The next day, back at the motel, karaoke and other farewell activities are planned, but Helen ducks out after overhearing Jake has someone at home. Driving to Gigi's, she can only think of him. Finally reading the Pablo Neruda poem he had given her, she realises he has feelings for her. Gigi believes the trip has changed her and she might be in love.

When Duncan comes over, Helen apologizes and vows to be a better sister. He insists she go out with him and Gigi to celebrate a birthday. Jake shows up and they finally kiss, after he confesses he has loved her for years. The movie ends with a montage of Beckett repeatedly addressing many new groups of hikers, his great happiness.

==Production==
The film is directed by Vicky Wight from the 2015 Katherine Center novel, with the project announced in October 2021. Wight has a co-writing credit with Center on the project and previously directed an adaptation of another Center novel, The Lost Husband (2020). Center has an executive producer credit on the film, along with Jeff Sackman and Larry Greenberg while Wight also produces, with Geoff Linville and Berry Meyerowitz.

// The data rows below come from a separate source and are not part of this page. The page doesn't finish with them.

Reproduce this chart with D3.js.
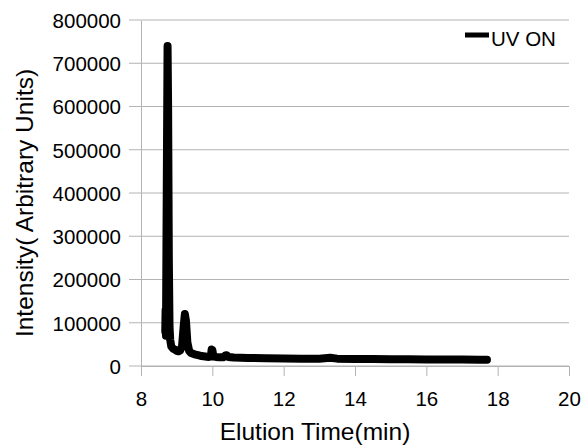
<!DOCTYPE html>
<html>
<head>
<meta charset="utf-8">
<script src="https://cdn.jsdelivr.net/npm/d3@7"></script>
<style>
  body { margin: 0; background: #fff; }
  svg { display: block; font-family: "Liberation Sans", Arial, sans-serif; }
</style>
</head>
<body>
<div id="chart"></div>
<script>
// elution time (min) and intensity
var times = [8.68, 8.69, 8.70, 8.715, 8.73, 8.745, 8.76, 8.78, 8.80, 8.82, 8.85, 8.90, 8.95, 9.00, 9.05, 9.10, 9.15, 9.20, 9.23, 9.26, 9.30, 9.35, 9.40, 9.50, 9.60, 9.70, 9.80, 9.90, 9.96, 9.98, 10.00, 10.03, 10.10, 10.20, 10.30, 10.36, 10.40, 10.45, 10.60, 10.80, 11.00, 11.50, 12.00, 12.50, 13.00, 13.30, 13.50, 14.00, 14.50, 15.00, 15.50, 16.00, 16.50, 17.00, 17.50, 17.70];
var intensity = [80000, 130000, 70000, 300000, 520000, 740000, 600000, 250000, 90000, 60000, 45000, 40000, 38000, 35000, 34000, 36000, 45000, 95000, 120000, 105000, 55000, 35000, 30000, 27000, 25000, 23000, 22000, 21000, 22000, 38000, 37000, 22000, 21000, 20000, 20000, 24000, 25000, 21000, 19500, 19000, 18500, 18000, 17500, 17000, 17000, 19000, 17000, 16000, 16000, 15500, 15500, 15000, 15000, 15000, 14500, 14500];
var xTicks = [8, 10, 12, 14, 16, 18, 20];
var yTicks = [0, 100000, 200000, 300000, 400000, 500000, 600000, 700000, 800000];
var seriesName = "UV ON";

function drawChart() {
	var width = 584, height = 445,
		pl = 141, pr = 569, pt = 20, pb = 366,
		grid = "#b3b3b3",
		font = "Liberation Sans, Arial, sans-serif";

	var data = times.map(function(t, i) { return {t: t, v: intensity[i]}; });

	var svg = d3.select("#chart").append("svg")
		.attr("width", width)
		.attr("height", height);

	var x = d3.scaleLinear().domain([8, 20]).range([pl, pr]);
	var y = d3.scaleLinear().domain([0, 800000]).range([pb, pt]);

	// horizontal gridlines (they run out past the axis as tick marks)
	svg.append("g")
		.selectAll("line")
		.data(yTicks)
		.join("line")
		.attr("x1", pl - 12)
		.attr("x2", pr)
		.attr("y1", function(d) { return y(d); })
		.attr("y2", function(d) { return y(d); })
		.attr("stroke", grid)
		.attr("stroke-width", 1);

	// y axis
	var yAxis = svg.append("g")
		.attr("transform", "translate(" + pl + ",0)")
		.call(d3.axisLeft(y).tickValues(yTicks).tickSize(0).tickPadding(20).tickFormat(d3.format("d")));
	yAxis.select(".domain").attr("stroke", grid);
	yAxis.selectAll("text")
		.attr("font-size", 20.5)
		.attr("fill", "#000")
		.attr("font-family", font)
		.attr("dy", "0.36em");

	// x axis
	var xAxis = svg.append("g")
		.attr("transform", "translate(0," + pb + ")")
		.call(d3.axisBottom(x).tickValues(xTicks).tickSize(10).tickPadding(0).tickSizeOuter(0));
	xAxis.select(".domain").attr("stroke", grid);
	xAxis.selectAll("line").attr("stroke", grid);
	xAxis.selectAll("text")
		.attr("font-size", 20.5)
		.attr("fill", "#000")
		.attr("font-family", font)
		.attr("y", 40)
		.attr("dy", 0);

	// trace
	var line = d3.line()
		.x(function(d) { return x(d.t); })
		.y(function(d) { return y(d.v); });

	svg.append("path")
		.datum(data)
		.attr("d", line)
		.attr("fill", "none")
		.attr("stroke", "#000")
		.attr("stroke-width", 8)
		.attr("stroke-linejoin", "round")
		.attr("stroke-linecap", "round");

	// legend
	svg.append("line")
		.attr("x1", 465).attr("x2", 489)
		.attr("y1", 35).attr("y2", 35)
		.attr("stroke", "#000")
		.attr("stroke-width", 5);
	svg.append("text")
		.attr("x", 491).attr("y", 46)
		.attr("font-size", 20.5)
		.text(seriesName);

	// axis titles
	svg.append("text")
		.attr("x", 315)
		.attr("y", 440)
		.attr("text-anchor", "middle")
		.attr("font-size", 24.5)
		.text("Elution Time(min)");

	svg.append("text")
		.attr("transform", "translate(33,203) rotate(-90)")
		.attr("text-anchor", "middle")
		.attr("font-size", 24.5)
		.text("Intensity( Arbitrary Units)");
}

drawChart();
</script>
</body>
</html>
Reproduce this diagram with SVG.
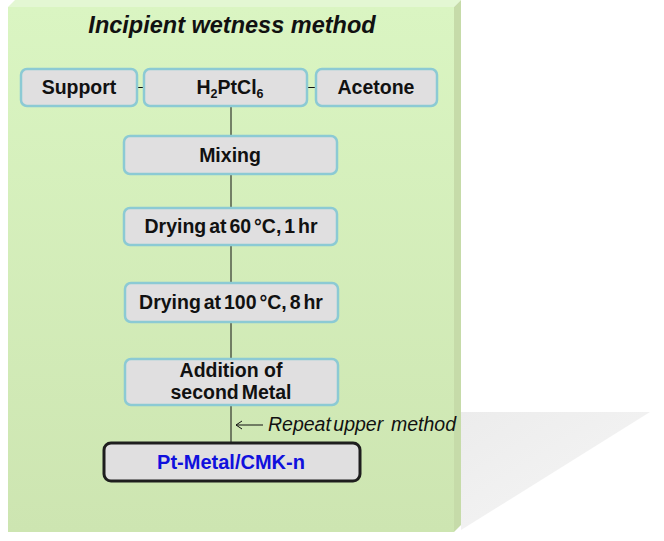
<svg xmlns="http://www.w3.org/2000/svg" width="664" height="541" viewBox="0 0 664 541">
<style>
.box{fill:#e0dfe0;stroke:#8ccad4;stroke-width:2.5}
.fin{fill:#e0dfe0;stroke:#1e1e1e;stroke-width:3}
.t{font-family:"Liberation Sans",Arial,sans-serif;font-weight:bold;font-size:19.5px;fill:#111;text-anchor:middle}
.ln{stroke:#111;stroke-width:1;fill:none}
</style>
<defs>
<linearGradient id="pg" x1="0" y1="0" x2="0" y2="1">
<stop offset="0" stop-color="#daf5c2"/>
<stop offset="1" stop-color="#cde5b1"/>
</linearGradient>
<linearGradient id="sg" x1="0" y1="0" x2="1" y2="1">
<stop offset="0" stop-color="#ececec"/>
<stop offset="1" stop-color="#f6f6f6"/>
</linearGradient>
</defs>
<g id="panel">
<polygon points="461,412 650,412 461,530" fill="url(#sg)"/>
<polygon points="8,7 15,0 461,0 454,7" fill="#e3f7d3"/>
<polygon points="454,7 461,0 461,525 454,532" fill="#c6dba9"/>
<rect x="8" y="7" width="446" height="525" fill="url(#pg)"/>
<text x="232" y="33" font-family="'Liberation Sans',Arial,sans-serif" font-weight="bold" font-style="italic" font-size="23.5" fill="#111" text-anchor="middle">Incipient wetness method</text>
</g>
<g id="connectors">
<line class="ln" x1="137" y1="87.5" x2="144" y2="87.5"/>
<line class="ln" x1="307" y1="87.5" x2="316" y2="87.5"/>
<line class="ln" x1="231" y1="106" x2="231" y2="443"/>
<path class="ln" d="M263,425 H236 M242,421 L236,425 L242,429"/>
<text x="268" y="431" font-family="'Liberation Sans',Arial,sans-serif" font-style="italic" font-size="19.5" fill="#111"><tspan word-spacing="-3">Repeat upper </tspan><tspan x="391">method</tspan></text>
</g>
<g id="support"><rect class="box" x="21" y="69" width="116" height="37" rx="6"/><text class="t" x="79" y="94">Support</text></g>
<g id="h2ptcl6"><rect class="box" x="144" y="69" width="163" height="37" rx="6"/><text class="t" x="230" y="94">H<tspan font-size="12.5" dy="4">2</tspan><tspan dy="-4">PtCl</tspan><tspan font-size="12.5" dy="4">6</tspan></text></g>
<g id="acetone"><rect class="box" x="316" y="69" width="121" height="37" rx="6"/><text class="t" x="376" y="94">Acetone</text></g>
<g id="mixing"><rect class="box" x="124" y="136" width="213" height="38" rx="6"/><text class="t" x="230" y="162">Mixing</text></g>
<g id="dry60"><rect class="box" x="124" y="208" width="213" height="37" rx="6"/><text class="t" x="231" y="233" word-spacing="-2.5">Drying at 60 °C, 1 hr</text></g>
<g id="dry100"><rect class="box" x="125" y="283" width="213" height="39" rx="6"/><text class="t" x="231" y="309" word-spacing="-2.5">Drying at 100 °C, 8 hr</text></g>
<g id="addition"><rect class="box" x="125" y="359" width="213" height="46" rx="6"/><text class="t" x="231" y="377">Addition of</text><text class="t" x="231" y="399" word-spacing="-2.5">second Metal</text></g>
<g id="final"><rect class="fin" x="104" y="443" width="256" height="38" rx="7"/><text class="t" x="231" y="469" style="fill:#1010dd;font-size:20px">Pt-Metal/CMK-n</text></g>
</svg>
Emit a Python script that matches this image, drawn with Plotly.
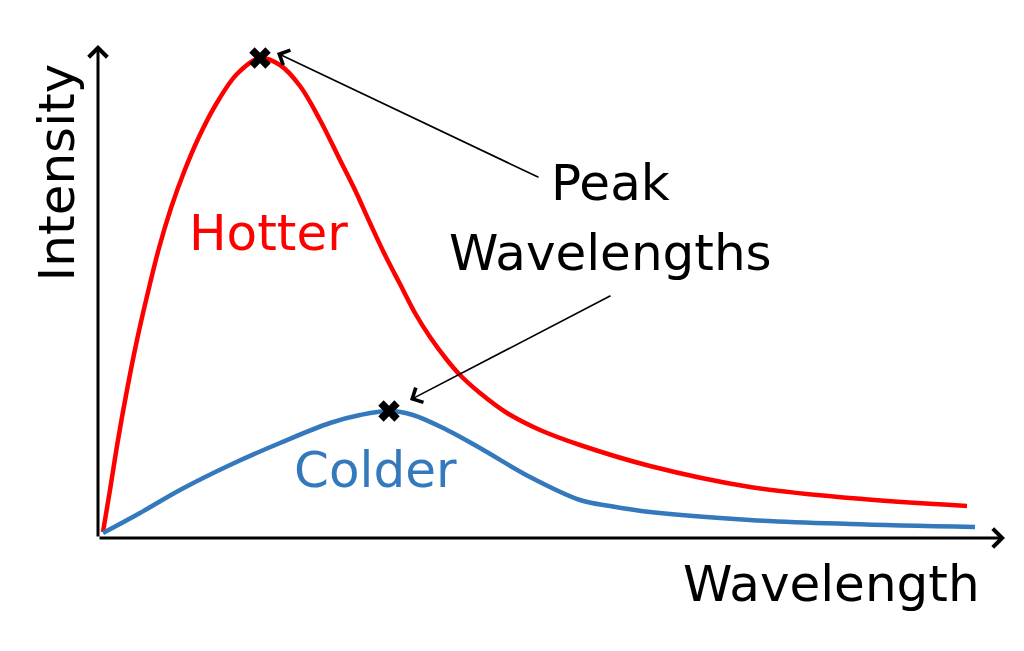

Kemper said she was drawn to the role due to the nuance in the character of Helen. She told Entertainment Weekly, “Helen is a grump. It felt like that would be fun to play because it is so different from the optimistic, funny, bright-eyed women that I've played in the past."

== Release ==
Happiness for Beginners premiered on Netflix July 27, 2023.

== Reception ==
 Metacritic, which uses a weighted average, assigned the film a score of 48 out of 100, based on 11 critics, indicating "mixed or average" reviews.